Plotting code records:
:::::

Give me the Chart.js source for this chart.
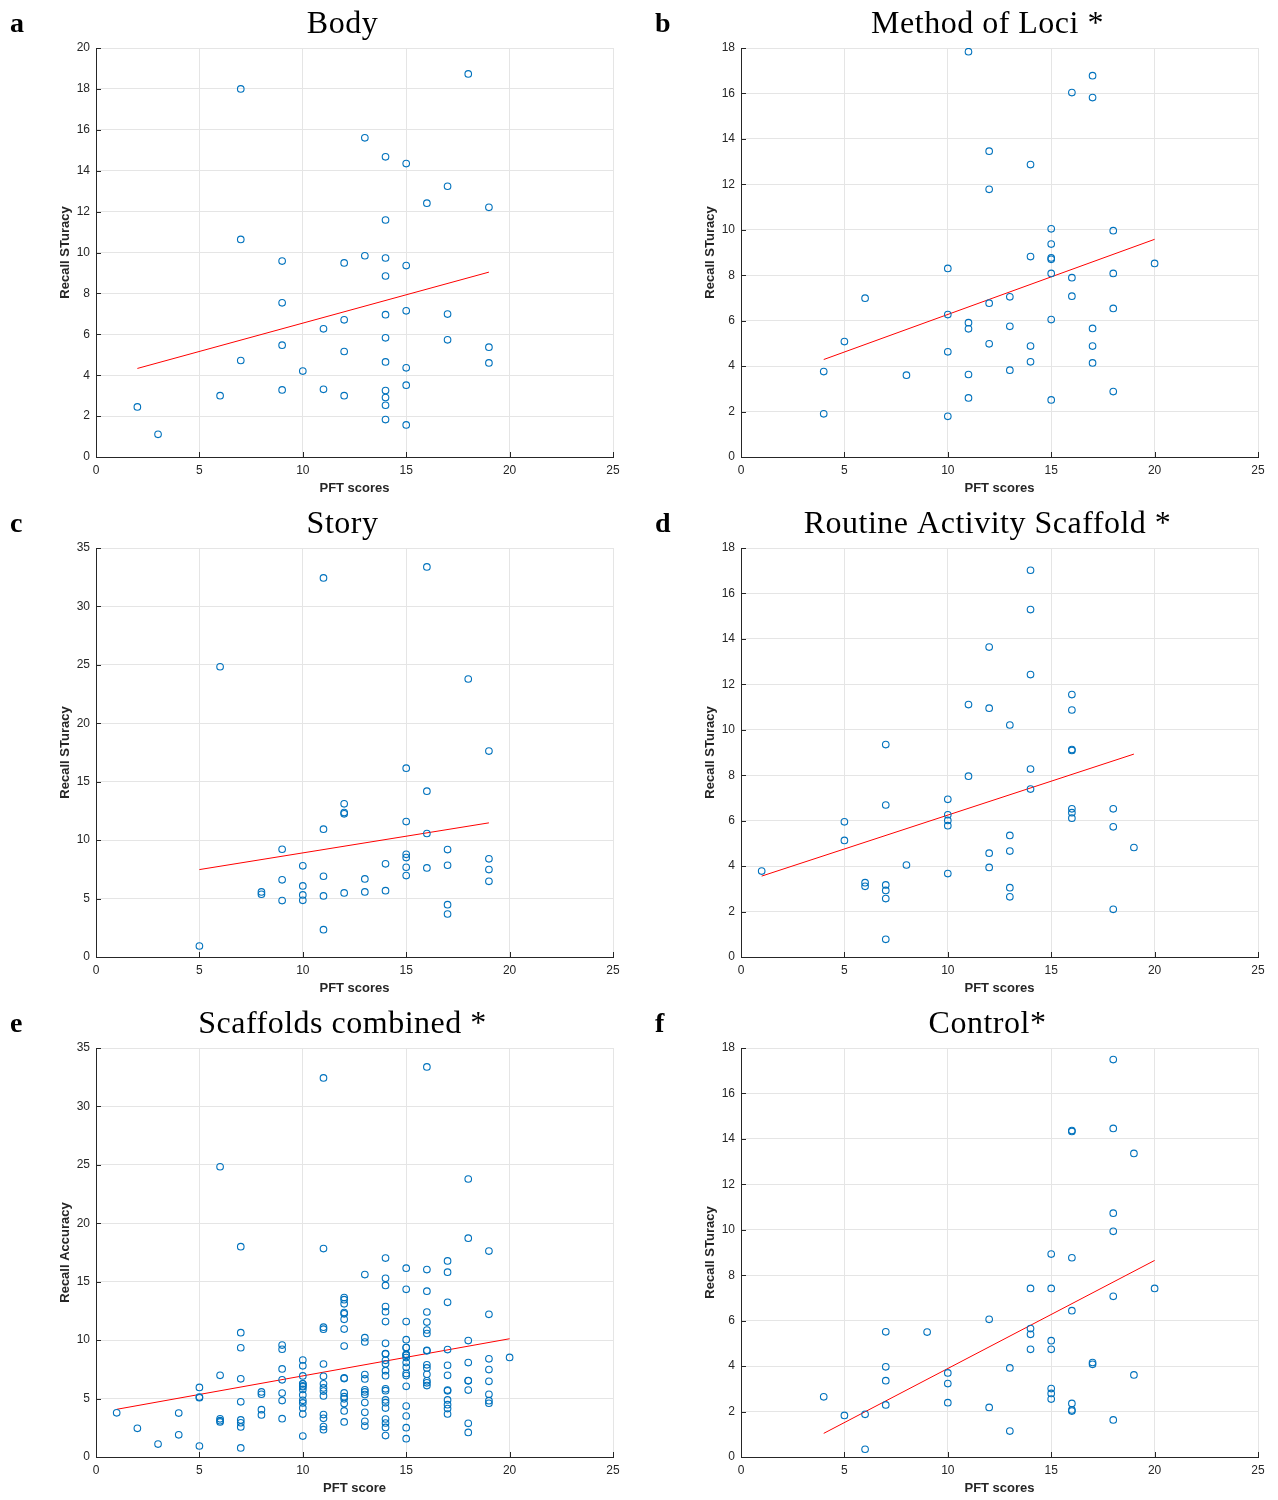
<!DOCTYPE html>
<html>
<head>
<meta charset="utf-8">
<script src="https://cdn.jsdelivr.net/npm/chart.js@4.4.0/dist/chart.umd.min.js"></script>
<style>
  body { margin: 0; background: #fff; }
  #grid { display: grid; grid-template-columns: 639px 639px; grid-template-rows: 500px 500px 500px; width: 1278px; }
  canvas { display: block; }
</style>
</head>
<body>
<div id="grid">
  <canvas id="pa" width="639" height="500"></canvas>
  <canvas id="pb" width="639" height="500"></canvas>
  <canvas id="pc" width="639" height="500"></canvas>
  <canvas id="pd" width="639" height="500"></canvas>
  <canvas id="pe" width="639" height="500"></canvas>
  <canvas id="pf" width="639" height="500"></canvas>
</div>
<script>
// PFT score (x) and recall (y) for each participant
const bodyX = [2,3,6,7,7,7,9,9,9,9,10,11,11,12,12,12,12,13,13,14,14,14,14,14,14,14,14,14,14,14,15,15,15,15,15,15,16,17,17,17,18,19,19,19];
const bodyY = [2.45,1.11,3.0,18.0,10.64,4.72,9.58,7.54,5.47,3.28,4.20,6.27,3.31,9.49,6.71,5.16,3.0,15.61,9.84,14.68,11.59,9.73,8.85,6.96,5.83,4.65,3.25,2.91,2.53,1.83,14.35,9.36,7.15,4.36,3.51,1.57,12.41,13.24,6.99,5.73,18.73,12.21,5.37,4.60];

const lociX = [4,4,5,6,8,10,10,10,10,11,11,11,11,11,12,12,12,12,13,13,13,14,14,14,14,15,15,15,15,15,15,15,16,16,16,17,17,17,17,17,18,18,18,18,20];
const lociY = [3.76,1.90,5.08,6.99,3.60,8.30,6.27,4.63,1.79,17.84,5.91,5.64,3.63,2.60,13.46,11.78,6.77,4.98,7.05,5.75,3.82,12.87,8.82,4.88,4.19,10.04,9.37,8.76,8.70,8.08,6.05,2.51,16.04,7.89,7.08,16.78,15.82,5.66,4.88,4.14,9.96,8.08,6.54,2.88,8.52];

const storyX = [5,6,8,8,9,9,9,10,10,10,10,11,11,11,11,11,12,12,12,12,13,13,14,14,15,15,15,15,15,15,16,16,16,16,17,17,17,17,18,19,19,19,19];
const storyY = [0.94,24.84,5.57,5.37,9.22,6.60,4.83,7.80,6.08,5.31,4.85,32.44,10.94,6.91,5.23,2.34,13.11,12.36,12.25,5.48,6.68,5.57,7.97,5.68,16.16,11.59,8.79,8.51,7.68,6.97,33.38,14.19,10.57,7.62,9.19,7.85,4.48,3.68,23.79,17.62,8.40,7.48,6.48];

const routineX = [1,5,5,6,6,7,7,7,7,7,7,8,10,10,10,10,10,11,11,12,12,12,12,13,13,13,13,13,14,14,14,14,14,16,16,16,16,16,16,16,18,18,18,19];
const routineY = [3.78,5.95,5.13,3.27,3.11,9.35,6.69,3.17,2.93,2.57,0.78,4.05,6.94,6.26,6.01,5.78,3.67,11.11,7.96,13.64,10.95,4.57,3.94,10.21,5.35,4.66,3.05,2.65,17.02,15.29,12.43,8.27,7.39,11.55,10.87,9.13,9.09,6.52,6.35,6.11,6.52,5.73,2.10,4.82];

const controlX = [4,5,6,6,7,7,7,7,9,10,10,10,12,12,13,13,14,14,14,14,15,15,15,15,15,15,15,16,16,16,16,16,16,16,17,17,18,18,18,18,18,18,19,19,20];
const controlY = [2.65,1.83,1.88,0.34,5.51,3.97,3.36,2.29,5.50,3.70,3.23,2.39,6.06,2.18,3.92,1.14,7.42,5.65,5.40,4.74,8.93,7.42,5.12,4.74,3.01,2.80,2.55,14.37,14.33,8.77,6.44,2.36,2.07,2.02,4.16,4.08,17.49,14.46,10.73,9.93,7.07,1.63,13.36,3.61,7.42];

// panel e pools the four scaffold groups
const combinedX = [].concat(bodyX, lociX, storyX, routineX);
const combinedY = [].concat(bodyY, lociY, storyY, routineY);

// end points of the red least-squares lines
const bodyFitX = [2, 19],     bodyFitY = [4.33, 9.04];
const lociFitX = [4, 20],     lociFitY = [4.29, 9.58];
const storyFitX = [5, 19],    storyFitY = [7.48, 11.48];
const routineFitX = [1, 19],  routineFitY = [3.56, 8.93];
const combinedFitX = [1, 20], combinedFitY = [4.08, 10.12];
const controlFitX = [4, 20],  controlFitY = [1.04, 8.65];

function pts(xs, ys) {
  return xs.map((x, i) => ({ x: x, y: ys[i] }));
}

const AXIS = '#262626';
const GRID = '#e5e5e5';
const SANS = '"Liberation Sans", Arial, Helvetica, sans-serif';
const SERIF = '"Liberation Serif", "Times New Roman", serif';

// letter, title, axis titles and the small inward ticks (MATLAB style)
const panelText = {
  id: 'panelText',
  afterDraw(chart, args, o) {
    const ctx = chart.ctx, a = chart.chartArea;
    const sx = chart.scales.x, sy = chart.scales.y;
    ctx.save();
    ctx.strokeStyle = AXIS;
    ctx.lineWidth = 1;
    ctx.beginPath();
    sy.ticks.forEach(t => {
      const py = Math.round(sy.getPixelForValue(t.value)) + 0.5;
      ctx.moveTo(a.left, py); ctx.lineTo(a.left + 5, py);
    });
    sx.ticks.forEach(t => {
      const px = Math.round(sx.getPixelForValue(t.value)) + 0.5;
      ctx.moveTo(px, a.bottom); ctx.lineTo(px, a.bottom - 5);
    });
    ctx.stroke();

    ctx.fillStyle = '#000';
    ctx.textBaseline = 'alphabetic';
    ctx.textAlign = 'left';
    ctx.font = 'bold 28px ' + SERIF;
    ctx.fillText(o.letter, a.left - 86, 32);

    // title is a bit wider in the original (Computer Modern)
    ctx.textAlign = 'center';
    ctx.font = '32px ' + SERIF;
    ctx.letterSpacing = '0.5px';
    ctx.fillText(o.title, (a.left + a.right) / 2 - 12, 33);
    ctx.letterSpacing = '0px';

    ctx.fillStyle = AXIS;
    ctx.textBaseline = 'middle';
    ctx.font = 'bold 13px ' + SANS;
    ctx.fillText(o.xTitle, (a.left + a.right) / 2, a.bottom + 31);

    ctx.translate(a.left - 31, (a.top + a.bottom) / 2);
    ctx.rotate(-Math.PI / 2);
    ctx.fillText(o.yTitle, 0, 0);
    ctx.restore();
  }
};

function gridColor(c) {
  return c.tick && c.tick.value === 0 ? AXIS : GRID;
}

function makePanel(id, text, xs, ys, fitX, fitY, yMax, yStep, leftW, rightPad) {
  new Chart(document.getElementById(id), {
    type: 'scatter',
    data: {
      datasets: [
        {
          data: pts(xs, ys),
          pointStyle: 'circle',
          pointRadius: 3.3,
          pointBorderWidth: 1.1,
          borderColor: '#0072BD',
          backgroundColor: 'rgba(0,0,0,0)'
        },
        {
          data: pts(fitX, fitY),
          showLine: true,
          borderColor: '#ff0000',
          borderWidth: 1,
          pointRadius: 0
        }
      ]
    },
    options: {
      responsive: false,
      animation: false,
      events: [],
      devicePixelRatio: 1,
      layout: { padding: { top: 48, left: 0, right: rightPad, bottom: 0 } },
      scales: {
        x: {
          type: 'linear',
          min: 0,
          max: 25,
          ticks: { stepSize: 5, padding: 6, color: AXIS, font: { family: SANS, size: 12 } },
          grid: { color: gridColor, drawTicks: false },
          border: { color: AXIS },
          afterFit: s => { s.height = 43; s.paddingLeft = 0; s.paddingRight = 0; }
        },
        y: {
          min: 0,
          max: yMax,
          ticks: { stepSize: yStep, padding: 6, color: AXIS, font: { family: SANS, size: 12 } },
          grid: { color: gridColor, drawTicks: false },
          border: { color: AXIS },
          afterFit: s => { s.width = leftW; s.paddingTop = 0; s.paddingBottom = 0; }
        }
      },
      plugins: {
        legend: { display: false },
        tooltip: { enabled: false },
        panelText: text
      }
    },
    plugins: [panelText]
  });
}

makePanel('pa', { letter: 'a', title: 'Body', xTitle: 'PFT scores', yTitle: 'Recall STuracy' },
  bodyX, bodyY, bodyFitX, bodyFitY, 20, 2, 96, 26);
makePanel('pb', { letter: 'b', title: 'Method of Loci *', xTitle: 'PFT scores', yTitle: 'Recall STuracy' },
  lociX, lociY, lociFitX, lociFitY, 18, 2, 102, 20);
makePanel('pc', { letter: 'c', title: 'Story', xTitle: 'PFT scores', yTitle: 'Recall STuracy' },
  storyX, storyY, storyFitX, storyFitY, 35, 5, 96, 26);
makePanel('pd', { letter: 'd', title: 'Routine Activity Scaffold *', xTitle: 'PFT scores', yTitle: 'Recall STuracy' },
  routineX, routineY, routineFitX, routineFitY, 18, 2, 102, 20);
makePanel('pe', { letter: 'e', title: 'Scaffolds combined *', xTitle: 'PFT score', yTitle: 'Recall Accuracy' },
  combinedX, combinedY, combinedFitX, combinedFitY, 35, 5, 96, 26);
makePanel('pf', { letter: 'f', title: 'Control*', xTitle: 'PFT scores', yTitle: 'Recall STuracy' },
  controlX, controlY, controlFitX, controlFitY, 18, 2, 102, 20);
</script>
</body>
</html>
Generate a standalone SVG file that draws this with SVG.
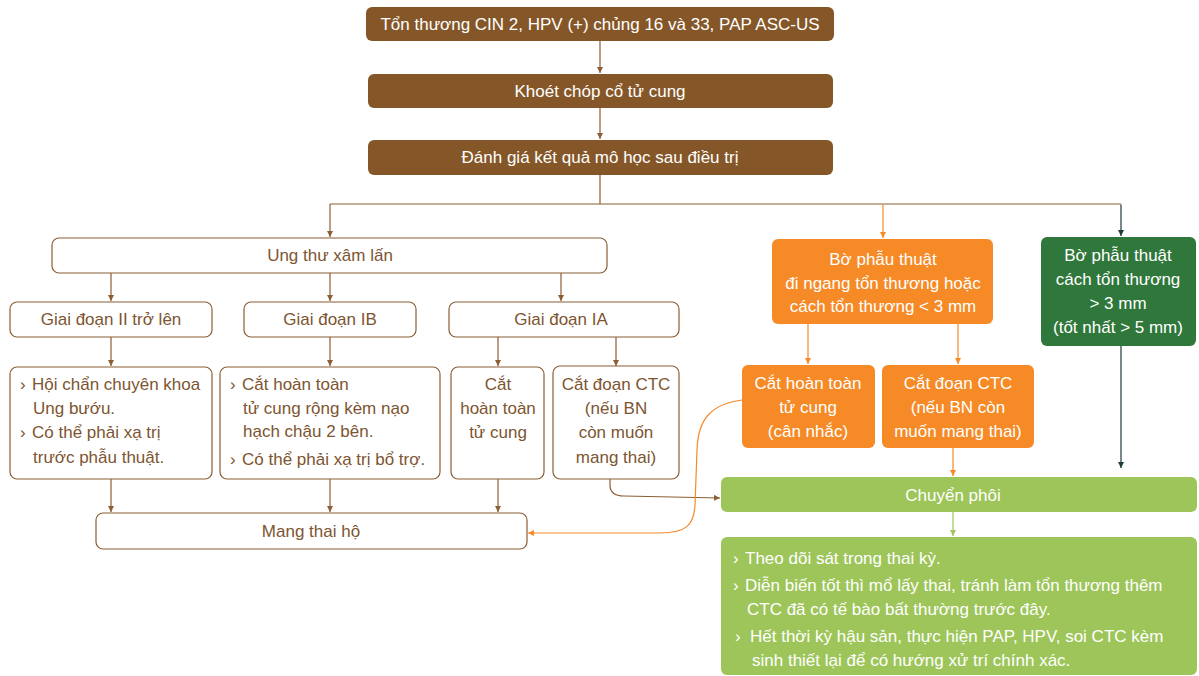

:::::

The exercise
Copy out every line of the data that includes the word "this".

Output of the exercise
Give me the Chart.js source for this chart.
Generate a standalone SVG file that draws this with SVG.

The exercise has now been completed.